Go through the records from the first line and retype each one exactly, stopping once the line with "const s1dB = [-0.02, -0.01, -0.01]" is done. Pictures are left out.

Code that draws figures
>> START
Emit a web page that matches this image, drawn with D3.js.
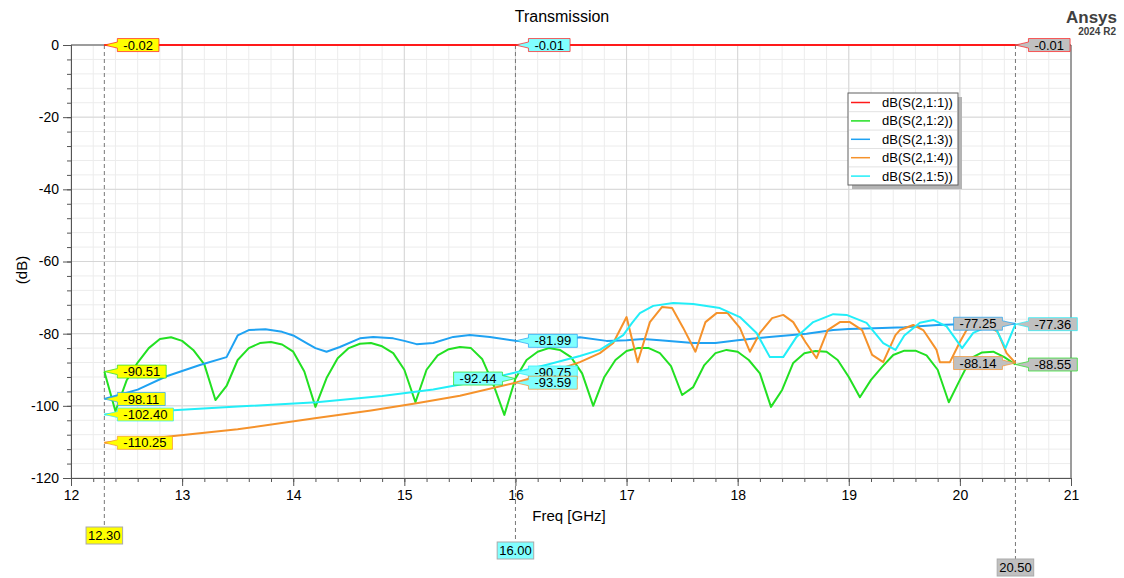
<!DOCTYPE html>
<html>
<head>
<meta charset="utf-8">
<script src="https://cdn.jsdelivr.net/npm/d3@7"></script>
<style>
  body { margin: 0; background: #fff; }
  svg { font-family: "Liberation Sans", Arial, sans-serif; }
</style>
</head>
<body>
<svg id="chart" width="1124" height="578"></svg>
<script>
// ---- data ----
const traceNames = ['dB(S(2,1:1))', 'dB(S(2,1:2))', 'dB(S(2,1:3))', 'dB(S(2,1:4))', 'dB(S(2,1:5))']

const s1Freq = [12.3, 16.0, 20.5]
const s1dB = [-0.02, -0.01, -0.01]

const s2Freq = [12.3, 12.4, 12.5, 12.6, 12.7, 12.8, 12.9, 13.0, 13.1, 13.2, 13.3, 13.4, 13.5, 13.6, 13.7, 13.8, 13.9, 14.0,
  14.1, 14.2, 14.3, 14.4, 14.5, 14.6, 14.7, 14.8, 14.9, 15.0, 15.1, 15.2, 15.3, 15.4, 15.5, 15.6, 15.7, 15.8, 15.9, 16.0,
  16.1, 16.2, 16.3, 16.4, 16.5, 16.6, 16.7, 16.8, 16.9, 17.0, 17.1, 17.2, 17.3, 17.4, 17.5, 17.6, 17.7, 17.8, 17.9, 18.0,
  18.1, 18.2, 18.3, 18.4, 18.5, 18.6, 18.7, 18.8, 18.9, 19.0, 19.1, 19.2, 19.3, 19.4, 19.5, 19.6, 19.7, 19.8, 19.9, 20.0,
  20.1, 20.2, 20.3, 20.4, 20.5]
const s2dB = [-90.51, -101.5, -93, -88, -84, -81.5, -81, -82, -84.5, -88.5, -98.4, -94.5, -87.3, -84, -82.6, -82.3, -83, -85,
  -90.5, -100.3, -92.3, -86.8, -84, -82.8, -82.6, -83.5, -85.4, -90, -99, -90, -86, -84.3, -83.7, -84, -87, -94, -102.5, -92.44,
  -87.3, -85, -84, -84.5, -86.5, -91, -100, -92, -87.3, -84.8, -84, -84, -85.4, -89, -97, -94.8, -88.7, -85.4, -84.5, -85,
  -87.3, -91, -100.3, -95.6, -88.1, -85.4, -84.8, -85, -87.3, -92, -97.6, -92.8, -89.2, -85.9, -84.7, -84.7, -86, -90, -99, -92.8,
  -86.8, -85.2, -85, -86.5, -88.55]

const s3Freq = [12.3, 12.6, 12.86, 13.16, 13.4, 13.5, 13.6, 13.75, 13.9, 14.0, 14.12, 14.2, 14.3, 14.42, 14.6, 14.72, 14.9,
  15.0, 15.11, 15.26, 15.44, 15.59, 15.77, 16.0, 16.3, 16.58, 16.82, 17.0, 17.15, 17.3, 17.6, 17.8, 18.0, 18.26, 18.62,
  18.86, 19.0, 19.3, 19.5, 19.8, 20.0, 20.3, 20.5]
const s3dB = [-98.11, -95.5, -91.8, -88.7, -86.5, -80.5, -79, -78.8, -79.5, -80.5, -82.6, -84, -85, -83.7, -81.3, -80.9, -81.3,
  -82, -82.9, -82.6, -80.9, -80.4, -80.9, -81.99, -82.3, -81, -82, -81.8, -81.5, -81.8, -82.6, -82.6, -81.8, -81, -80,
  -79, -78.7, -78.4, -78.2, -77.6, -77.4, -77.2, -77.25]

const s4Freq = [12.3, 12.86, 13.5, 14.21, 14.7, 15.11, 15.5, 16.0, 16.3, 16.58, 16.76, 16.88, 17.0, 17.1, 17.21, 17.32, 17.41,
  17.51, 17.62, 17.71, 17.81, 17.91, 18.02, 18.11, 18.2, 18.31, 18.41, 18.5, 18.61, 18.71, 18.81, 18.92, 19.01, 19.12,
  19.21, 19.31, 19.42, 19.46, 19.58, 19.67, 19.79, 19.82, 19.91, 20.0, 20.06, 20.15, 20.24, 20.34, 20.42, 20.5]
const s4dB = [-110.25, -108.6, -106.5, -103.4, -101.3, -99.3, -97.2, -93.59, -90.8, -87.9, -85.4, -82.6, -75.4, -87.9, -76.8, -72.6, -72.9,
  -78.4, -85, -76.8, -74.3, -74.3, -78.4, -85, -79.8, -75.7, -74.8, -76.8, -82.3, -86.8, -79, -76.8, -76.8, -79,
  -85.9, -87.9, -80.4, -79, -77.6, -79, -84.5, -87.9, -87.9, -82.3, -79, -77.6, -77.6, -79.5, -85.4, -88.14]

const s5Freq = [12.3, 12.92, 13.5, 14.21, 14.8, 15.26, 15.7, 16.0, 16.3, 16.58, 16.76, 16.97, 17.05, 17.12, 17.24, 17.42, 17.6,
  17.84, 18.02, 18.17, 18.29, 18.41, 18.53, 18.68, 18.86, 18.98, 19.16, 19.31, 19.42, 19.5, 19.64, 19.76, 19.88, 20.02,
  20.12, 20.24, 20.33, 20.41, 20.5]
const s5dB = [-102.40, -101.2, -100.2, -99, -97.3, -95.5, -93, -90.75, -88.5, -86.2, -84.5, -80.4, -77, -74.3, -72.3, -71.5, -71.8,
  -72.9, -75.4, -79.8, -86.5, -86.5, -80.9, -76.8, -74.6, -74.8, -77, -82.6, -84.5, -80.5, -77, -76.2, -78, -84,
  -79.8, -78.2, -79, -84, -77.36]

const markerFreqs = [12.3, 16.0, 20.5]
const markerNames = ['12.30', '16.00', '20.50']
// values per marker, in trace order S(2,1:1) .. S(2,1:5)
const marker1Values = [-0.02, -90.51, -98.11, -110.25, -102.40]
const marker2Values = [-0.01, -92.44, -81.99, -93.59, -90.75]
const marker3Values = [-0.01, -88.55, -77.25, -88.14, -77.36]

const xTickValues = [12, 13, 14, 15, 16, 17, 18, 19, 20, 21]
const yTickValues = [0, -20, -40, -60, -80, -100, -120]

// ---- styles ----
const traceColors = ['#ff1a1a', '#22e022', '#1fa2f2', '#f5922b', '#22eef8']
const markerFills = ['#ffff00', '#80ffff', '#c0c0c0']

const svg = d3.select('#chart')

const x = d3.scaleLinear().domain([12, 21]).range([71, 1071])
const y = d3.scaleLinear().domain([-120, 0]).range([478, 45])

const traces = [
  s1Freq.map((f, i) => [f, s1dB[i]]),
  s2Freq.map((f, i) => [f, s2dB[i]]),
  s3Freq.map((f, i) => [f, s3dB[i]]),
  s4Freq.map((f, i) => [f, s4dB[i]]),
  s5Freq.map((f, i) => [f, s5dB[i]])
]
const markerValues = [marker1Values, marker2Values, marker3Values]

// grid
const minorX = d3.range(12, 21.001, 0.2)
const minorY = d3.range(-120, 0.001, 4)
const grid = svg.append('g')
grid.selectAll('.gx').data(minorX).enter().append('line')
  .attr('x1', d => x(d)).attr('x2', d => x(d))
  .attr('y1', y(0)).attr('y2', y(-120))
  .attr('stroke', '#ececec')
grid.selectAll('.gy').data(minorY).enter().append('line')
  .attr('x1', x(12)).attr('x2', x(21))
  .attr('y1', d => y(d)).attr('y2', d => y(d))
  .attr('stroke', '#ececec')
grid.selectAll('.gxm').data(xTickValues).enter().append('line')
  .attr('x1', d => x(d)).attr('x2', d => x(d))
  .attr('y1', y(0)).attr('y2', y(-120))
  .attr('stroke', '#d6d6d6')
grid.selectAll('.gym').data(yTickValues).enter().append('line')
  .attr('x1', x(12)).attr('x2', x(21))
  .attr('y1', d => y(d)).attr('y2', d => y(d))
  .attr('stroke', '#d6d6d6')

// axes
const plainNum = d => String(d)
const xMinorAxis = d3.axisBottom(x).tickValues(minorX).tickSize(4).tickFormat('')
const xAxis = d3.axisBottom(x).tickValues(xTickValues).tickSize(8).tickPadding(4).tickFormat(plainNum)
const yMinorAxis = d3.axisLeft(y).tickValues(minorY).tickSize(4).tickFormat('')
const yAxis = d3.axisLeft(y).tickValues(yTickValues).tickSize(8).tickPadding(4).tickFormat(plainNum)

function styleAxis(g) {
  g.select('.domain').attr('stroke', '#555')
  g.selectAll('.tick line').attr('stroke', '#555')
  g.selectAll('.tick text').attr('fill', '#000').attr('font-size', 14)
    .attr('font-family', '"Liberation Sans", Arial, sans-serif')
}
svg.append('g').attr('transform', `translate(0,${y(-120)})`).call(xMinorAxis).call(styleAxis)
svg.append('g').attr('transform', `translate(0,${y(-120)})`).call(xAxis).call(styleAxis)
svg.append('g').attr('transform', `translate(${x(12)},0)`).call(yMinorAxis).call(styleAxis)
svg.append('g').attr('transform', `translate(${x(12)},0)`).call(yAxis).call(styleAxis)

// right / top frame
svg.append('line').attr('x1', x(21)).attr('x2', x(21)).attr('y1', y(0)).attr('y2', y(-120)).attr('stroke', '#555')
svg.append('line').attr('x1', x(12)).attr('x2', x(21)).attr('y1', y(0)).attr('y2', y(0)).attr('stroke', '#555')

// titles
svg.append('text').attr('x', 562).attr('y', 22).attr('text-anchor', 'middle')
  .attr('font-size', 16).text('Transmission')
svg.append('text').attr('x', 569).attr('y', 521).attr('text-anchor', 'middle')
  .attr('font-size', 15).text('Freq [GHz]')
svg.append('text').attr('transform', 'translate(27,270) rotate(-90)').attr('text-anchor', 'middle')
  .attr('font-size', 15).text('(dB)')
svg.append('text').attr('x', 1117).attr('y', 23).attr('text-anchor', 'end')
  .attr('font-size', 17).attr('font-weight', 'bold').attr('fill', '#404040').text('Ansys')
svg.append('text').attr('x', 1116).attr('y', 35).attr('text-anchor', 'end')
  .attr('font-size', 10).attr('font-weight', 'bold').attr('fill', '#404040').text('2024 R2')

// marker dashed lines + frequency tags under the axis
const tagTops = [527, 542, 559]
markerFreqs.forEach((f, i) => {
  svg.append('line')
    .attr('x1', x(f)).attr('x2', x(f))
    .attr('y1', y(0)).attr('y2', tagTops[i])
    .attr('stroke', '#777').attr('stroke-dasharray', '4,3')
})

// traces
const line = d3.line().x(d => x(d[0])).y(d => y(d[1]))
svg.append('g').selectAll('path')
  .data(traces)
  .enter()
  .append('path')
  .attr('d', line)
  .attr('fill', 'none')
  .attr('stroke', (d, i) => traceColors[i])
  .attr('stroke-width', 2)
  .attr('stroke-linejoin', 'round')

// frequency tags
markerFreqs.forEach((f, i) => {
  const tg = svg.append('g')
  const t = tg.append('text').attr('x', x(f)).attr('y', tagTops[i] + 13)
    .attr('text-anchor', 'middle').attr('font-size', 13).text(markerNames[i])
  const tw = t.node().getComputedTextLength()
  tg.insert('rect', 'text')
    .attr('x', x(f) - tw / 2 - 2).attr('y', tagTops[i])
    .attr('width', tw + 4).attr('height', 17)
    .attr('fill', markerFills[i]).attr('stroke', '#aaa')
})

// flag labels on the traces
// which labels sit left of the marker line (marker index -> trace indices)
const leftSide = { 1: [1], 2: [2, 3] }

function flag(px, py, label, fill, stroke, left) {
  const g = svg.append('g')
  const t = g.append('text').attr('font-size', 13).attr('y', py + 4.5).text(label)
  const tw = t.node().getComputedTextLength()
  const w = tw + 12, h = 13
  const top = py - h / 2, bot = py + h / 2
  let bx, p
  if (!left) {
    bx = px + 13
    p = `M${px},${py} L${bx},${py - 3} L${bx},${top} L${bx + w},${top} L${bx + w},${bot} L${bx},${bot} L${bx},${py + 3} Z`
  } else {
    bx = px - 13 - w
    p = `M${px},${py} L${bx + w},${py - 3} L${bx + w},${top} L${bx},${top} L${bx},${bot} L${bx + w},${bot} L${bx + w},${py + 3} Z`
  }
  t.attr('x', bx + 6)
  g.insert('path', 'text').attr('d', p)
    .attr('fill', fill).attr('stroke', stroke).attr('stroke-opacity', 0.7)
}

markerFreqs.forEach((f, m) => {
  const order = [0, 1, 2, 4, 3]
  order.forEach(ti => {
    const v = markerValues[m][ti]
    const left = (leftSide[m] || []).includes(ti)
    flag(x(f), y(v), v.toFixed(2), markerFills[m], traceColors[ti], left)
  })
})

// legend
const lg = svg.append('g').attr('transform', 'translate(848,93)')
lg.append('rect').attr('x', 4).attr('y', 4).attr('width', 110).attr('height', 92).attr('fill', '#b4b4b4')
lg.append('rect').attr('x', 0).attr('y', 0).attr('width', 110).attr('height', 92)
  .attr('fill', '#fff').attr('stroke', '#606060')
const rowH = 18.4
traceNames.forEach((n, i) => {
  const cy = 9.5 + i * rowH
  if (i > 0) {
    lg.append('line').attr('x1', 1).attr('x2', 109).attr('y1', cy - rowH / 2).attr('y2', cy - rowH / 2)
      .attr('stroke', '#e2e2e2')
  }
  lg.append('line').attr('x1', 3).attr('x2', 22).attr('y1', cy).attr('y2', cy)
    .attr('stroke', traceColors[i]).attr('stroke-width', 1.5)
  lg.append('text').attr('x', 34).attr('y', cy + 4.5).attr('font-size', 13).text(n)
})
</script>
</body>
</html>
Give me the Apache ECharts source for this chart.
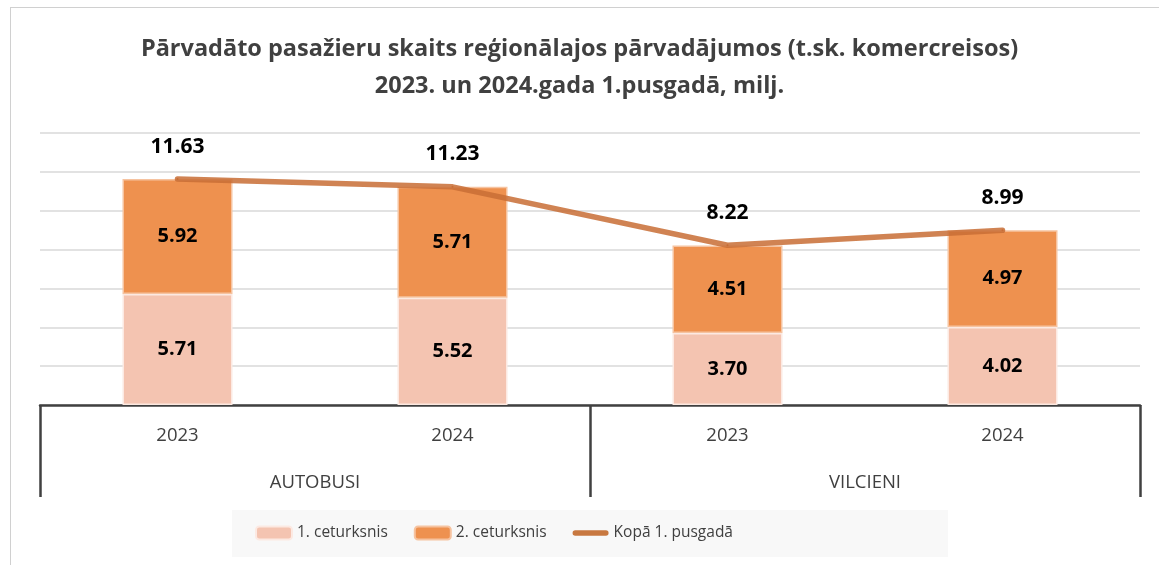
<!DOCTYPE html>
<html>
<head>
<meta charset="utf-8">
<script src="https://cdn.jsdelivr.net/npm/echarts@6/dist/echarts.min.js"></script>
<style>
html,body{margin:0;padding:0;background:#fff;overflow:hidden;}
#frame{position:absolute;left:10px;top:7px;width:1200px;height:700px;border:1.5px solid #d0d0d0;box-sizing:border-box;}
#chart{position:absolute;left:0;top:0;width:1159px;height:565px;}
</style>
</head>
<body>
<div id="frame"></div>
<div id="chart"></div>
<script>
const years = ['2023', '2024', '2023', '2024'];
const groups = ['AUTOBUSI', 'VILCIENI'];
const q1 = [5.71, 5.52, 3.70, 4.02];
const q2 = [5.92, 5.71, 4.51, 4.97];
const total = [11.63, 11.23, 8.22, 8.99];
const seriesNames = ['1. ceturksnis', '2. ceturksnis', 'Kopā 1. pusgadā'];
const titleText = 'Pārvadāto pasažieru skaits reģionālajos pārvadājumos (t.sk. komercreisos)\n2023. un 2024.gada 1.pusgadā, milj.';

const FONT = '"Open Sans", sans-serif';
const chart = echarts.init(document.getElementById('chart'), null, {renderer: 'canvas'});
const labelStyle = {show: true, position: 'inside', color: '#000', fontWeight: 'bold', fontSize: 20, fontFamily: FONT, formatter: p => p.value.toFixed(2)};

chart.setOption({
  animation: false,
  textStyle: {fontFamily: FONT},
  title: {
    text: titleText,
    left: 'center',
    top: 26,
    textStyle: {fontSize: 23.5, fontWeight: 'bold', color: '#404040', lineHeight: 37, fontFamily: FONT}
  },
  graphic: [{
    type: 'rect',
    left: 232, top: 510, z: -10, silent: true,
    shape: {width: 716, height: 47},
    style: {fill: '#f8f8f8'}
  }],
  legend: {
    top: 525,
    left: 255,
    padding: 0,
    itemWidth: 36,
    itemHeight: 13,
    itemGap: 26,
    textStyle: {fontSize: 15.5, color: '#404040', fontFamily: FONT},
    data: [
      {name: seriesNames[0]},
      {name: seriesNames[1]},
      {name: seriesNames[2], icon: 'path://M3,0 H37 A3,3 0 0 1 37,6 H3 A3,3 0 0 1 3,0 Z', itemStyle: {color: '#c87840', opacity: 1}}
    ]
  },
  grid: {left: 40, right: 19, top: 133, bottom: 160, containLabel: false},
  xAxis: [
    {
      type: 'category',
      data: years,
      position: 'bottom',
      axisLine: {show: true, lineStyle: {color: '#404040', width: 2.5}},
      axisTick: {show: false},
      axisLabel: {fontSize: 18.5, color: '#404040', margin: 21, fontFamily: FONT},
      splitLine: {show: false}
    },
    {
      type: 'category',
      data: groups,
      position: 'bottom',
      offset: 92,
      axisLine: {show: false},
      axisTick: {show: true, inside: true, length: 92, lineStyle: {color: '#404040', width: 2.5}},
      axisLabel: {inside: true, fontSize: 18.5, color: '#404040', margin: 5, verticalAlign: 'bottom', fontFamily: FONT},
      splitLine: {show: false}
    }
  ],
  yAxis: {
    type: 'value',
    min: 0,
    max: 14,
    interval: 2,
    axisLabel: {show: false},
    axisLine: {show: false},
    axisTick: {show: false},
    splitLine: {lineStyle: {color: '#d9d9d9', width: 1.5}}
  },
  series: [
    {
      name: seriesNames[0],
      type: 'bar',
      stack: 'a',
      data: q1,
      barWidth: '40%',
      itemStyle: {color: '#f4c4b1', borderColor: '#fce9e2', borderWidth: 1.5},
      label: labelStyle
    },
    {
      name: seriesNames[1],
      type: 'bar',
      stack: 'a',
      data: q2,
      barWidth: '40%',
      itemStyle: {color: '#ee914f', borderColor: '#f6c3a0', borderWidth: 1.5},
      label: labelStyle
    },
    {
      name: seriesNames[2],
      type: 'line',
      data: total,
      symbol: 'circle',
      symbolSize: 2,
      showSymbol: true,
      lineStyle: {color: '#c86d35', width: 5.5, opacity: 0.85, cap: 'round'},
      itemStyle: {color: '#c86d35'},
      label: {show: true, position: 'top', distance: 21, color: '#000', fontWeight: 'bold', fontSize: 21, fontFamily: FONT, formatter: p => p.value.toFixed(2)},
      z: 5
    }
  ]
});
</script>
</body>
</html>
>> END
OUTPUT OF THE EXERCISE:
Emit a web page that matches this image, drawn with D3.js.
<!DOCTYPE html>
<html>
<head>
<meta charset="utf-8">
<script src="https://cdn.jsdelivr.net/npm/d3@7"></script>
<style>
  body { margin: 0; background: #fff; }
  svg { font-family: "Liberation Sans", Arial, sans-serif; }
</style>
</head>
<body>
<svg id="chart" width="1124" height="578"></svg>
<script>
// ---- data ----
const traceNames = ['dB(S(2,1:1))', 'dB(S(2,1:2))', 'dB(S(2,1:3))', 'dB(S(2,1:4))', 'dB(S(2,1:5))']

const s1Freq = [12.3, 16.0, 20.5]
const s1dB = [-0.02, -0.01, -0.01]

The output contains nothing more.